I'll send out reminders and such later. Also, please be sure to add everyone that's playing to your friend list.


----------



## Trigga (Jul 1, 2006)

u misspelled my gamertag its trriggz not triggz


----------



## joeytoad83 (Sep 10, 2004)

sunday works even better for me aswell, dont have to work sun night. i went through and added every body.


----------



## Trigga (Jul 1, 2006)

sweet i finish work at 3 so ill be like 5-10 minutes late so if i sign on late just send me an invite someone


----------



## nataz (Mar 31, 2006)

If you guys need a fill in drop me a line.. GT --- sokin


----------



## gvrayman (May 12, 2006)

hyphen said:


> ======= Time and date have been set. ========
> 
> *Date: 8/31/08
> Time: 12pm PST, 3pm EST, 8pm GMT*
> ...


I don't know if it makes a difference bit the R and S in my tag are capitalized.


----------



## Devon Amazon (Apr 3, 2005)

I say we get as many people in as possible and have a big private match, that way everyone will be involved and it will always one of us hosting the games, ground war games always seem to suffer with really bad lag
Also means we can mess around with game modes etc

Any thoughts on our tag yet?
Are we going with pee fry? lol


----------



## Trigga (Jul 1, 2006)

how about P-FURY? who cares if no one else noes what it is? or we could always go with [PIRANHA-FURY] or just [PIRANHA] 
pee-fury i uno why i just dont like it


----------



## Devon Amazon (Apr 3, 2005)

Trigga said:


> how about P-FURY? who cares if no one else noes what it is? or we could always go with [PIRANHA-FURY] or just [PIRANHA]
> pee-fury i uno why i just dont like it


4 letters max...


----------



## gvrayman (May 12, 2006)

remember, it can only be 4 letters PFRY, PFUR, FURY, PRNA, PNHA, PRHA, PFMC, etc


----------



## Devon Amazon (Apr 3, 2005)

I like [PNHA], thats pretty cool


----------



## Humper (Aug 7, 2006)

PYGO or RHOM etc are options


----------



## Ægir (Jan 21, 2006)

Anybody who plays on PS3 can add me... sorry dont have a 360 anymore
Snidro is my name
FURY was my clan, PiranhaGuyDan gave me the idea... speaking of, wheres that SOB been?


----------



## ProdigalMarine (Jan 31, 2003)

Don't mean to thread jack...

Updated the names of whomever wasn't on the Pinned XBOX/PS3/WII GT, I added you to the list.


----------



## hyphen (Apr 4, 2004)

okay, im up for a huge private match as well. i guess the list is still open then. if anyone else is still interested, post up and we'll get you added.


----------



## Trigga (Jul 1, 2006)

gvrayman said:


> remember, it can only be 4 letters PFRY, *PFUR*, FURY, *PRNA*, PNHA, PRHA, PFMC, etc


i like those two


----------



## Mattones (Jul 9, 2006)

NJKILLSYOU said:


> i just did prestige so im gonna hafto work on getting a lot of crap back before saturday...:laugh:
> 
> it kinda sucks, im gonna miss my red tiger m16, m4, g36c, and m21 sniper.

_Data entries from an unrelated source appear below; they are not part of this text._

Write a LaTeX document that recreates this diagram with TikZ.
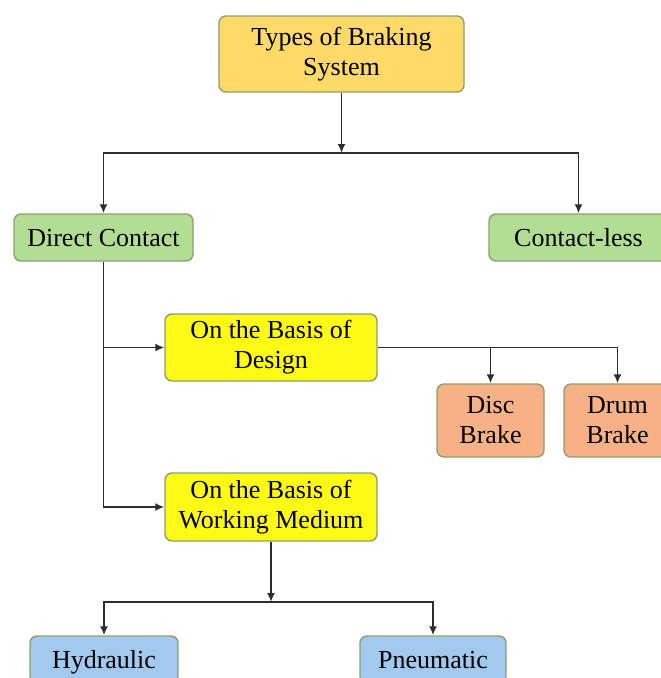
\documentclass[tikz,border=0pt]{standalone}
\usepackage{fontspec}
\setmainfont{Liberation Serif}
\usetikzlibrary{arrows.meta}

\definecolor{okraj}{RGB}{140,160,110}
\definecolor{linka}{RGB}{45,45,45}
\definecolor{zlata}{RGB}{255,218,105}
\definecolor{zluta}{RGB}{255,250,20}
\definecolor{zelena}{RGB}{178,222,148}
\definecolor{oranzova}{RGB}{246,178,132}
\definecolor{modra}{RGB}{162,201,238}

\begin{document}
\begin{tikzpicture}[
        x=1pt, y=-1pt,
        box/.style={draw=okraj, line width=1.4pt, rounded corners=7pt,
                    align=center, inner sep=2pt,
                    font=\fontsize{26}{30}\selectfont,
                    execute at begin node={\rule{0pt}{25pt}}},
        single/.style={text height=23pt, text depth=5pt},
        conn/.style={draw=linka, line width=1.8pt},
        arr/.style={conn, -{Latex[length=9pt, width=8pt]}}
    ]
    \useasboundingbox (0,0) rectangle (661,678);

    % Hlavní uzel
    \node[box, fill=zlata, minimum width=245pt, minimum height=76pt]
        (types) at (341.5,54) {Types of Braking\\System};

    % Druhá úroveň
    \node[box, single, fill=zelena, minimum width=179pt, minimum height=47pt]
        (direct) at (103.5,237.5) {Direct Contact};
    \node[box, single, fill=zelena, minimum width=179pt, minimum height=47pt]
        (less) at (578.5,237.5) {Contact-less};

    % Rozdělení přímého kontaktu
    \node[box, fill=zluta, minimum width=212pt, minimum height=67pt]
        (design) at (271,347.5) {On the Basis of\\Design};
    \node[box, fill=zluta, minimum width=212pt, minimum height=68pt]
        (medium) at (271,507) {On the Basis of\\Working Medium};

    % Podle konstrukce
    \node[box, fill=oranzova, minimum width=107pt, minimum height=73pt]
        (disc) at (490.5,420.5) {Disc\\Brake};
    \node[box, fill=oranzova, minimum width=107pt, minimum height=73pt]
        (drum) at (617.5,420.5) {Drum\\Brake};

    % Podle pracovního média
    \node[box, single, fill=modra, minimum width=148pt, minimum height=47pt]
        (hydraulic) at (104,659.5) {Hydraulic};
    \node[box, single, fill=modra, minimum width=146pt, minimum height=47pt]
        (pneumatic) at (433,659.5) {Pneumatic};

    % Uzlové body
    \coordinate (split1) at (types.south |- 0,153);
    \coordinate (split2) at (medium.south |- 0,602);

    % Spojnice
    \draw[arr] (types.south) -- (split1);
    \draw[arr] (split1) -| (direct.north);
    \draw[arr] (split1) -| (less.north);
    \draw[arr] (direct.south) |- (design.west);
    \draw[arr] (direct.south) |- (medium.west);
    \draw[arr] (design.east) -| (disc.north);
    \draw[arr] (design.east) -| (drum.north);
    \draw[arr] (medium.south) -- (split2);
    \draw[arr] (split2) -| (hydraulic.north);
    \draw[arr] (split2) -| (pneumatic.north);

\end{tikzpicture}
\end{document}
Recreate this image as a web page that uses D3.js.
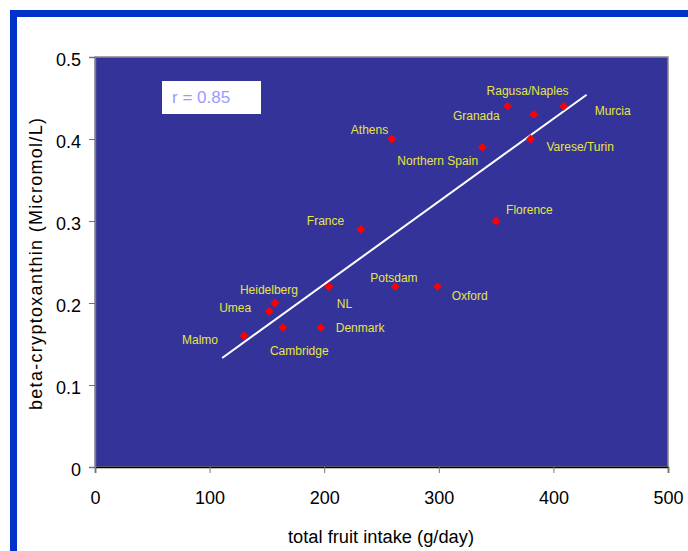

Haha I am at level 34. These past two pasts i had to work my butt off because i did it aswell. This time im not gonna bother with prestige


----------



## Humper (Aug 7, 2006)

Im gonna be on the PS3 version in an hour if anyone wants to join me...HUMPNGO


----------



## gvrayman (May 12, 2006)

I have to work on sunday at 3:30.

any way we can make the game Friday or earlier?


----------



## Puff (Feb 14, 2005)

i wont be in town until friday. saturday i could do it later than noon (maybe 1pm PST?). sunday is wide open.

i was kind of planning on playing golf on saturday...but we shall see.


----------



## Uncle Jesse (Feb 18, 2007)

harryleprechaun
i may be on


----------



## gvrayman (May 12, 2006)

I guess I'll take a personal day on sunday.


----------



## b_ack51 (Feb 11, 2003)

Skunkbudfour20 said:


> Anybody who plays on PS3 can add me... sorry dont have a 360 anymore
> Snidro is my name
> FURY was my clan, PiranhaGuyDan gave me the idea... speaking of, wheres that SOB been?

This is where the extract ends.